Borrowing so far this year, excluding a one-off boost after assets from the Royal Mail's pension fund was transferred to the Treasury, is £44.9bn, £9.3bn higher than a year ago.
The Treasury said in statement: "The government remains committed to the credible plan we have set out to deal with Britain's debts, and today's numbers emphasise how risky it would be to deliberately increase borrowing."
The government had originally planned to eliminate the structural budget deficit by 2015 with a tough programme of spending cuts and tax rises. But the weak economy has forced it to extend the planned fiscal consolidation by another two years and Prime Minister David Cameron has warned austerity could last until 2020.
Britain's economy has been mired in recession since late last year, and the government has faced growing calls to focus on growth rather than austerity.
Last month, the International Monetary Fund said Britain could need to cut taxes or boost investment spending to support growth if the economy has not picked up by early next year.

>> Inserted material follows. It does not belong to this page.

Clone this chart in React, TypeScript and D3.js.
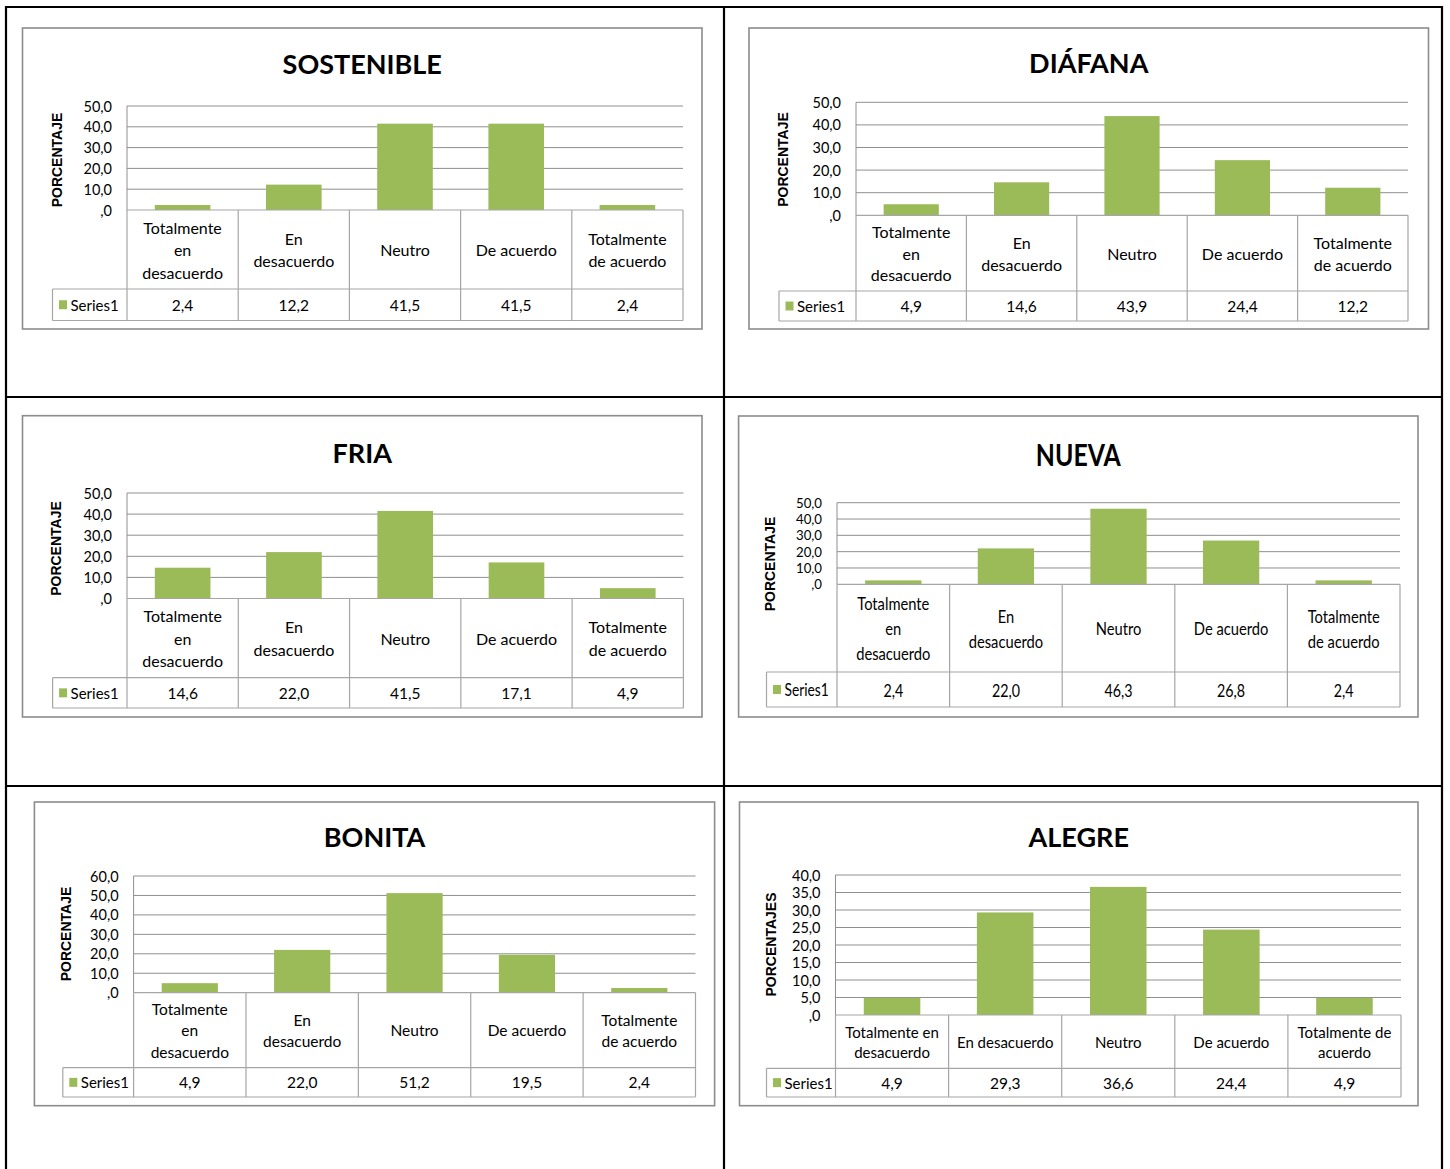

So far, finance minister George Osborne has focused on schemes to lower banks' funding costs to get credit flowing, as well as guarantees to support infrastructure investment without spending taxpayers' money directly. Measures to support house-building are expected next month.
Public sector net debt, excluding financial sector interventions, totalled 65.7pc of gross domestic product, a record for the month of July, but down from the all-time record of 66.2pc hit in June.